[Information provided]
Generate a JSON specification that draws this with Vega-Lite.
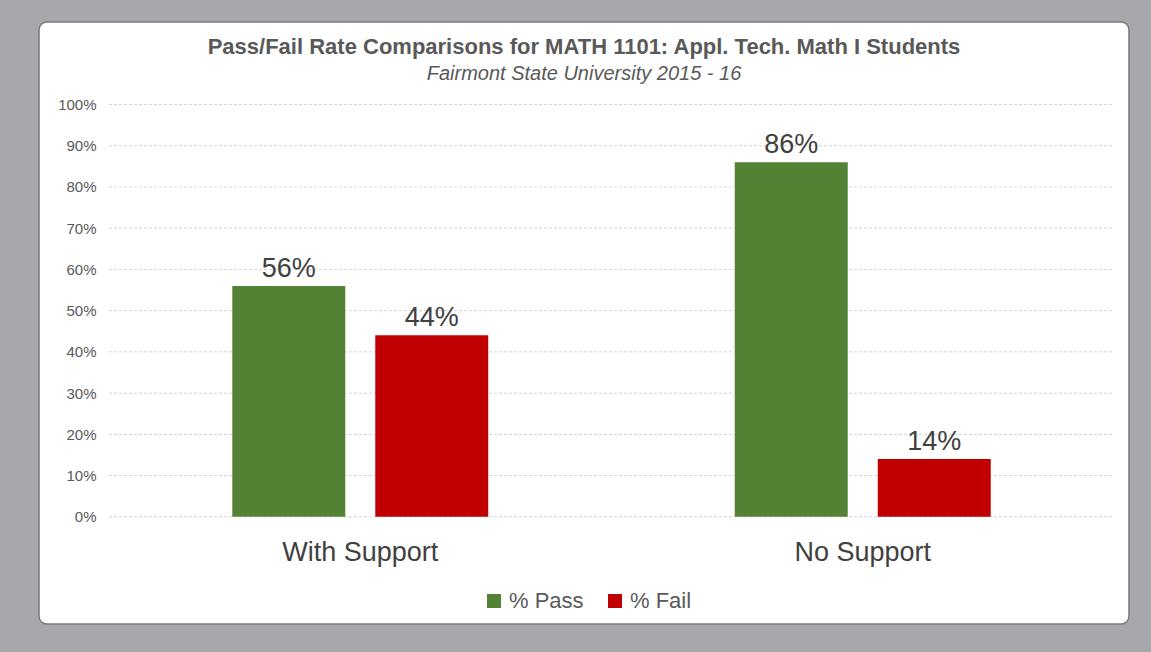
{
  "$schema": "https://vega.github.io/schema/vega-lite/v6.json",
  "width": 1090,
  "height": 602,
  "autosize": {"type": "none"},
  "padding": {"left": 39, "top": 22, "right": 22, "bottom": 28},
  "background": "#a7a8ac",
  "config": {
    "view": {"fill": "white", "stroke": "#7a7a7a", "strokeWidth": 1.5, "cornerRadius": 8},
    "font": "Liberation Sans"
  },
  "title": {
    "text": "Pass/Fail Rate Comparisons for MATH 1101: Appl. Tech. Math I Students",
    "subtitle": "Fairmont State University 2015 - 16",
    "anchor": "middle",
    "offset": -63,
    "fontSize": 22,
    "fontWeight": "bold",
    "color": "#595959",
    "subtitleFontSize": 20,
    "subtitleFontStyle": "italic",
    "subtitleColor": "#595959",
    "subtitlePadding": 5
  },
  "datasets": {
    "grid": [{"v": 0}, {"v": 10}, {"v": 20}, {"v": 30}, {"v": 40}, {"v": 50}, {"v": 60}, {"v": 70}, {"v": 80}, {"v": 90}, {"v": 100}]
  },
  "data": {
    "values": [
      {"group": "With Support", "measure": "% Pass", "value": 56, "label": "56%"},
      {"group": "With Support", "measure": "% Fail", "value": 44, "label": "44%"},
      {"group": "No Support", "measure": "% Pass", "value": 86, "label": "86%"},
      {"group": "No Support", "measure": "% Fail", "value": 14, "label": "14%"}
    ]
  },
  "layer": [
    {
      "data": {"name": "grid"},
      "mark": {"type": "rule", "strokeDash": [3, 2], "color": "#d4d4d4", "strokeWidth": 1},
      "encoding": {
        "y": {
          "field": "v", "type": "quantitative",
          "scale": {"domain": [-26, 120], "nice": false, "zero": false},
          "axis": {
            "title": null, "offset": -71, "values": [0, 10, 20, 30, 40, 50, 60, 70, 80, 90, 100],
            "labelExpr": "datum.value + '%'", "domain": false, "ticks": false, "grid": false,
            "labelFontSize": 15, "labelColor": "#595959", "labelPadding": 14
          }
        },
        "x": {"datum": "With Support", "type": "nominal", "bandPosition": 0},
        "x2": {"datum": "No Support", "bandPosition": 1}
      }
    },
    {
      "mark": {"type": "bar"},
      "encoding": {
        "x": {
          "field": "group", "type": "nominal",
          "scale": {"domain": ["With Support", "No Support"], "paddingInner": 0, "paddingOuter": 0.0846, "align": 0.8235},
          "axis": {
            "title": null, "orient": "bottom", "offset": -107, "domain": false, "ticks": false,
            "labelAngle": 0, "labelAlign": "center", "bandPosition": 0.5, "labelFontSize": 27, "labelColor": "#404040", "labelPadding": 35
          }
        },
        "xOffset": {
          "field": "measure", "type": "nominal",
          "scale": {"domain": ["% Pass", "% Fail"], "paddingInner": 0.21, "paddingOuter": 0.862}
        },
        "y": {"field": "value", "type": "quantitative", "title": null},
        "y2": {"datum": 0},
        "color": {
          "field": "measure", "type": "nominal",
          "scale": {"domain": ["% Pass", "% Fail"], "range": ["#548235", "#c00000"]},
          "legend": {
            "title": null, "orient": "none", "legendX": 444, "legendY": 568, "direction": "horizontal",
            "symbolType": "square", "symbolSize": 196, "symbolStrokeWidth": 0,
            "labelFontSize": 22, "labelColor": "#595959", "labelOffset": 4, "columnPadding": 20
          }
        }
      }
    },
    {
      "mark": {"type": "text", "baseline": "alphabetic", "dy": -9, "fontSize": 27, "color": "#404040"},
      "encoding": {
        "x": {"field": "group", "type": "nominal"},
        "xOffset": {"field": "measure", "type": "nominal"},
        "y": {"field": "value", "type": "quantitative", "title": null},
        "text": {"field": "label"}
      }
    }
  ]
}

[Stated exercise]
Copy out all of the material exactly as written, without its pictures.

[Answer to this exercise]
Generate a JSON specification that draws this with Vega-Lite.
{
  "$schema": "https://vega.github.io/schema/vega-lite/v6.json",
  "width": 1090,
  "height": 602,
  "autosize": {"type": "none"},
  "padding": {"left": 39, "top": 22, "right": 22, "bottom": 28},
  "background": "#a7a8ac",
  "config": {
    "view": {"fill": "white", "stroke": "#7a7a7a", "strokeWidth": 1.5, "cornerRadius": 8},
    "font": "Liberation Sans"
  },
  "title": {
    "text": "Pass/Fail Rate Comparisons for MATH 1101: Appl. Tech. Math I Students",
    "subtitle": "Fairmont State University 2015 - 16",
    "anchor": "middle",
    "offset": -63,
    "fontSize": 22,
    "fontWeight": "bold",
    "color": "#595959",
    "subtitleFontSize": 20,
    "subtitleFontStyle": "italic",
    "subtitleColor": "#595959",
    "subtitlePadding": 5
  },
  "datasets": {
    "grid": [{"v": 0}, {"v": 10}, {"v": 20}, {"v": 30}, {"v": 40}, {"v": 50}, {"v": 60}, {"v": 70}, {"v": 80}, {"v": 90}, {"v": 100}]
  },
  "data": {
    "values": [
      {"group": "With Support", "measure": "% Pass", "value": 56, "label": "56%"},
      {"group": "With Support", "measure": "% Fail", "value": 44, "label": "44%"},
      {"group": "No Support", "measure": "% Pass", "value": 86, "label": "86%"},
      {"group": "No Support", "measure": "% Fail", "value": 14, "label": "14%"}
    ]
  },
  "layer": [
    {
      "data": {"name": "grid"},
      "mark": {"type": "rule", "strokeDash": [3, 2], "color": "#d4d4d4", "strokeWidth": 1},
      "encoding": {
        "y": {
          "field": "v", "type": "quantitative",
          "scale": {"domain": [-26, 120], "nice": false, "zero": false},
          "axis": {
            "title": null, "offset": -71, "values": [0, 10, 20, 30, 40, 50, 60, 70, 80, 90, 100],
            "labelExpr": "datum.value + '%'", "domain": false, "ticks": false, "grid": false,
            "labelFontSize": 15, "labelColor": "#595959", "labelPadding": 14
          }
        },
        "x": {"datum": "With Support", "type": "nominal", "bandPosition": 0},
        "x2": {"datum": "No Support", "bandPosition": 1}
      }
    },
    {
      "mark": {"type": "bar"},
      "encoding": {
        "x": {
          "field": "group", "type": "nominal",
          "scale": {"domain": ["With Support", "No Support"], "paddingInner": 0, "paddingOuter": 0.0846, "align": 0.8235},
          "axis": {
            "title": null, "orient": "bottom", "offset": -107, "domain": false, "ticks": false,
            "labelAngle": 0, "labelAlign": "center", "bandPosition": 0.5, "labelFontSize": 27, "labelColor": "#404040", "labelPadding": 35
          }
        },
        "xOffset": {
          "field": "measure", "type": "nominal",
          "scale": {"domain": ["% Pass", "% Fail"], "paddingInner": 0.21, "paddingOuter": 0.862}
        },
        "y": {"field": "value", "type": "quantitative", "title": null},
        "y2": {"datum": 0},
        "color": {
          "field": "measure", "type": "nominal",
          "scale": {"domain": ["% Pass", "% Fail"], "range": ["#548235", "#c00000"]},
          "legend": {
            "title": null, "orient": "none", "legendX": 444, "legendY": 568, "direction": "horizontal",
            "symbolType": "square", "symbolSize": 196, "symbolStrokeWidth": 0,
            "labelFontSize": 22, "labelColor": "#595959", "labelOffset": 4, "columnPadding": 20
          }
        }
      }
    },
    {
      "mark": {"type": "text", "baseline": "alphabetic", "dy": -9, "fontSize": 27, "color": "#404040"},
      "encoding": {
        "x": {"field": "group", "type": "nominal"},
        "xOffset": {"field": "measure", "type": "nominal"},
        "y": {"field": "value", "type": "quantitative", "title": null},
        "text": {"field": "label"}
      }
    }
  ]
}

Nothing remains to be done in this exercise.